Gli eroi di quel tempo si sacrificarono sull’altare della nascente civiltà industriale. Le cronache del nuovo secolo ci consegnano vicende altrettanto drammatiche. Di uomini e di donne che vanno per il mondo portando conoscenze e professionalità da condividere con l’altrui che incontrano sul sentiero della vita.

Valeria Solesin, abbattuta dal mitra terrorista dell’Isis in una qualsiasi serata autunnale parigina di svago al Bataclan  dopo una giornata dedicata al lavoro ed all’apprendimento.

Giulio Regeni, il sociologo italiano dell’università londinese, inviato al Cairo per una ricerca sulla realtà sociale e sindacale nella città dei faraoni, trucidato dalla polizia di regime.

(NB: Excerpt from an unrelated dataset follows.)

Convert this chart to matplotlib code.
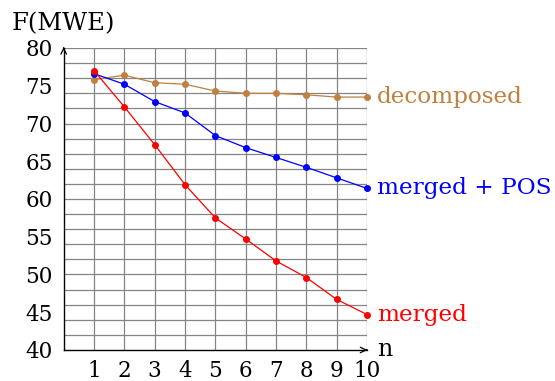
import matplotlib.pyplot as plt
import numpy as np

# data
n = [1, 2, 3, 4, 5, 6, 7, 8, 9, 10]
decomposed = [75.8, 76.4, 75.4, 75.2, 74.3, 74.0, 74.0, 73.8, 73.5, 73.5]
merged_pos = [76.6, 75.2, 72.9, 71.4, 68.4, 66.8, 65.5, 64.2, 62.8, 61.4]
merged = [77.0, 72.2, 67.2, 61.9, 57.5, 54.7, 51.8, 49.6, 46.7, 44.7]

series = [
    ('decomposed', decomposed, '#BF8040'),
    ('merged + POS', merged_pos, '#0000FF'),
    ('merged', merged, '#FF0000'),
]

plt.rcParams['font.family'] = 'DejaVu Serif'
fs = 15.5

fig = plt.figure(figsize=(5.55, 3.81), dpi=100)
ax = fig.add_axes([63.7 / 555, 1 - 350 / 381, (367 - 63.7) / 555, (350 - 48) / 381])

ax.set_xlim(0, 10)
ax.set_ylim(40, 80)

# grid
for x in n:
    ax.axvline(x, color='#858585', lw=0.9, zorder=0)
for y in np.arange(42, 81, 2):
    ax.axhline(y, color='#858585', lw=0.9, zorder=0)

for label, vals, color in series:
    ax.plot(n, vals, color=color, lw=0.9, marker='o', markersize=4, clip_on=False, zorder=3)
    ax.annotate(label, xy=(n[-1], vals[-1]), xytext=(7, 0), textcoords='offset points',
                color=color, fontsize=16.7, va='center', ha='left')

ax.set_xticks(n)
ax.set_yticks(np.arange(40, 81, 5))
ax.tick_params(length=0, labelsize=fs)
ax.tick_params(axis='y', pad=8)
ax.tick_params(axis='x', pad=7)

for s in ['top', 'right']:
    ax.spines[s].set_visible(False)
for s in ['left', 'bottom']:
    ax.spines[s].set_linewidth(1.0)

# axis arrows
ax.annotate('', xy=(0, 1.012), xytext=(0, 0.99), xycoords='axes fraction',
            arrowprops=dict(arrowstyle='->', lw=0.9, color='black'))
ax.annotate('', xy=(1.01, 0), xytext=(0.99, 0), xycoords='axes fraction',
            arrowprops=dict(arrowstyle='->', lw=0.9, color='black'))

ax.annotate('F(MWE)', xy=(0, 1), xycoords='axes fraction', xytext=(0, 9),
            textcoords='offset points', ha='center', va='bottom', fontsize=17.5)
ax.annotate('n', xy=(1, 0), xycoords='axes fraction', xytext=(7, 0),
            textcoords='offset points', ha='left', va='center', fontsize=17)

fig.savefig('out.png', dpi=100)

Antonio Megalizzi, il giovane giornalista giunto dal trentino, che ha scelto Strasburgo per seguire, in diretta, le periodiche sessioni del parlamento europeo nella capitale alsaziana, colpito a morte dal fuoco di un fanatico terrorista. Tre giovani italiani di alta scuola che hanno alzato lo sguardo oltre le alpi per andare a conoscere e unire l’Europa e il mondo, ma hanno trovato sul loro cammino un nuovo e più micidiale grisù: l’arma che uccide nelle mani del terrorismo di stato e del fondamentalismo omicida dell’Isis.

Ricordo la visita a Strasburgo di un anno fa, la grande folla accorsa ad ammirare i mercatini natalizi e i presepi di una mistica bellezza, da sembrarti viventi, dentro la cattedrale. Apprendo la notizia dell’attentato e chiamo Angelo. L’Angelo mio amico, quasi un fratello, talmente è forte il rapporto che ci lega da decenni. Ritorna dall’ospedale ove Antonio giace nel coma profondo e irreversibile. E forse l’anima sua sta già vagando nell’immensità dell’universo sino a quando ogni sua stella avrà spento l’ultimo bagliore di luce. Mi dice che accompagnerà Domenico e Anna Maria, i genitori, la sorella Federica e Luana, la fidanzata, accorsi da Trento per essere accanto al loro ragazzo.

Lo sento affranto, disperato, Angelo, mentre mi assicura, con un filo di voce, di aver fatto preparare un breve pasto frugale nella sala ospiti per i parenti venuti dall’Italia.

Hanno così bisogno di aiuto. È l’appello di chi agisce con la leggerezza nel dare tutto se stesso senza nemmeno chiedersi il perché.

Eppure, io so quanto bene Angelo ha sparso nelle terre d’Alsazia e Lorena per assistere i disperati di questo mondo.

Lo scoprii tanti anni fa osservando le foto appese alle pareti di quel salottino della generosità quotidiana. Il corpo di Antonio ha ceduto all’atto brutale del mostro.

I suoi cari lo stanno riportando alla terra degli avi.

L’anima sua sta ancora vagando tra le brume delle colline alsaziane chiedendosi il perché della fine di un sogno.  Avrà pace solamente quando altri giovani, seguendo il suo esempio, ripercorreranno lo stesso cammino per rinnovare la sfida  dell’Europa unita che verrà.